The Hon'ble High Court of Karnataka issue several directions for early disposal of the suit and unmindful of the consequences, the defendant went about filing applications one after the other that too when the case was listed for final arguments. With the said observations, the Hon'ble High Court of Karnataka imposed cost of Rs.5.00 lakhs and directed this Court that it shall not entertain any further applications by the defendant and the plaintiff shall address arguments at this Court shall conclude the proceedings within a period of 3 months from the date of receipt of copy of the order. On 04.03.2025, this Court received the copy of the said order produced by the plaintiff.

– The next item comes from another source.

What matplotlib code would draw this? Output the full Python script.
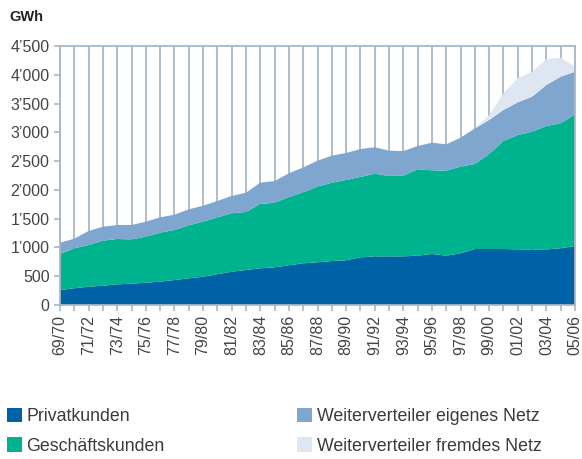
import numpy as np
import matplotlib
matplotlib.use('Agg')
import matplotlib.pyplot as plt
from matplotlib.patches import Patch
from matplotlib.ticker import FuncFormatter

plt.rcParams['font.family'] = ['Liberation Sans', 'DejaVu Sans']

# seasons 69/70 .. 05/06
years = ['%02d/%02d' % (y % 100, (y + 1) % 100) for y in range(1969, 2006)]

privat = [260, 290, 318, 335, 359, 370, 388, 405, 434, 463, 492, 533, 579, 608,
          637, 654, 690, 724, 741, 764, 776, 828, 845, 845, 845, 857, 886, 857,
          897, 973, 973, 973, 966, 966, 966, 985, 1025]
geschaeft = [626, 695, 724, 782, 788, 770, 799, 851, 869, 922, 955, 990, 1014, 1008,
             1118, 1123, 1185, 1236, 1315, 1361, 1396, 1396, 1437, 1396, 1402, 1500,
             1454, 1477, 1507, 1477, 1650, 1876, 1987, 2045, 2144, 2172, 2288]
eigenes = [196, 167, 244, 243, 243, 250, 260, 267, 266, 277, 278, 284, 301, 335,
           370, 377, 413, 430, 452, 469, 469, 486, 458, 440, 428, 405, 480, 457,
           503, 619, 591, 539, 568, 608, 712, 809, 740]
fremdes = [0] * 30 + [87, 290, 417, 434, 452, 331, 88]

labels = ['Privatkunden', 'Geschäftskunden',
          'Weiterverteiler eigenes Netz', 'Weiterverteiler fremdes Netz']
colors = ['#0062a6', '#00b38f', '#7fa6cf', '#dde6f1']

x = np.arange(len(years))
gridc = '#a7b7c3'
textc = '#444444'

fig = plt.figure(figsize=(5.82, 4.59), dpi=100)
ax = fig.add_axes([60 / 582, 1 - 305 / 459, 515 / 582, 259 / 459])

ax.stackplot(x, privat, geschaeft, eigenes, fremdes, colors=colors, linewidth=0)

ax.set_xlim(0, len(years) - 1)
ax.set_ylim(0, 4500)
ax.set_yticks(np.arange(0, 4501, 500))
ax.yaxis.set_major_formatter(FuncFormatter(
    lambda v, p: ('{:,}'.format(int(v))).replace(',', '\u2019')))
ax.set_xticks(x)
ax.set_xticklabels([y if i % 2 == 0 else '' for i, y in enumerate(years)],
                   rotation=90)
for xi in x:
    ax.axvline(xi, color=gridc, lw=1.3, zorder=0)

for s in ['left', 'right', 'top', 'bottom']:
    ax.spines[s].set_color(gridc)
    ax.spines[s].set_linewidth(1.3)
ax.tick_params(axis='both', colors=gridc, labelcolor=textc, labelsize=11.5,
               length=4, width=1.2)
ax.tick_params(axis='x', pad=3)

fig.text(9 / 582, 1 - 17 / 459, 'GWh', fontsize=10.5, fontweight='bold',
         color='#222222', va='center')

h = [Patch(facecolor=c, edgecolor='none') for c in colors]
kw = dict(frameon=False, fontsize=12.8, handlelength=0.85, handleheight=0.85,
          handletextpad=0.25, labelspacing=0.68, labelcolor='#3a3a3a',
          borderaxespad=0, borderpad=0)
fig.legend(h[:2], labels[:2], loc='upper left',
           bbox_to_anchor=(7 / 582, 1 - 408 / 459), **kw)
fig.legend(h[2:], labels[2:], loc='upper left',
           bbox_to_anchor=(297 / 582, 1 - 408 / 459), **kw)

fig.savefig('out.png', dpi=100)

In spite of the above orders of the Hon'ble High Court of Karnataka, the defendant continued his habit of filing such applications after applications without allowing the plaintiff to submit the arguments on merits. This conduct of the defendant is highly condemnable and the plaintiff shall pay cost for it. For the above reasons, the other judgment relied by the learned Counsel for the defendant in Bhavesh Nareshchadra Amin’s case is not assist the defendant in the present case on hand. In the result, I proceed to pass the following: ORDERS I.A.No.XCII filed by the defendant under Order XVI Rule 1(2) R/w Section 151 of the Code of Civil Procedure is hereby dismissed with cost of Rs.5,000/-.” I do not find any perversity or error in rejecting the application filed by the petitioner, as I am in respectful agreement with the order passed by the coordinate Bench quoted supra. 9. For the aforesaid reasons, finding no merit in the petition, the petition stands rejected . Interim order, if any operating, shall stand dissolved. The concerned Court shall conclude the proceedings with an outer limit of 4 weeks from today, if not earlier. Consequently, pending applications if any, also stand disposed.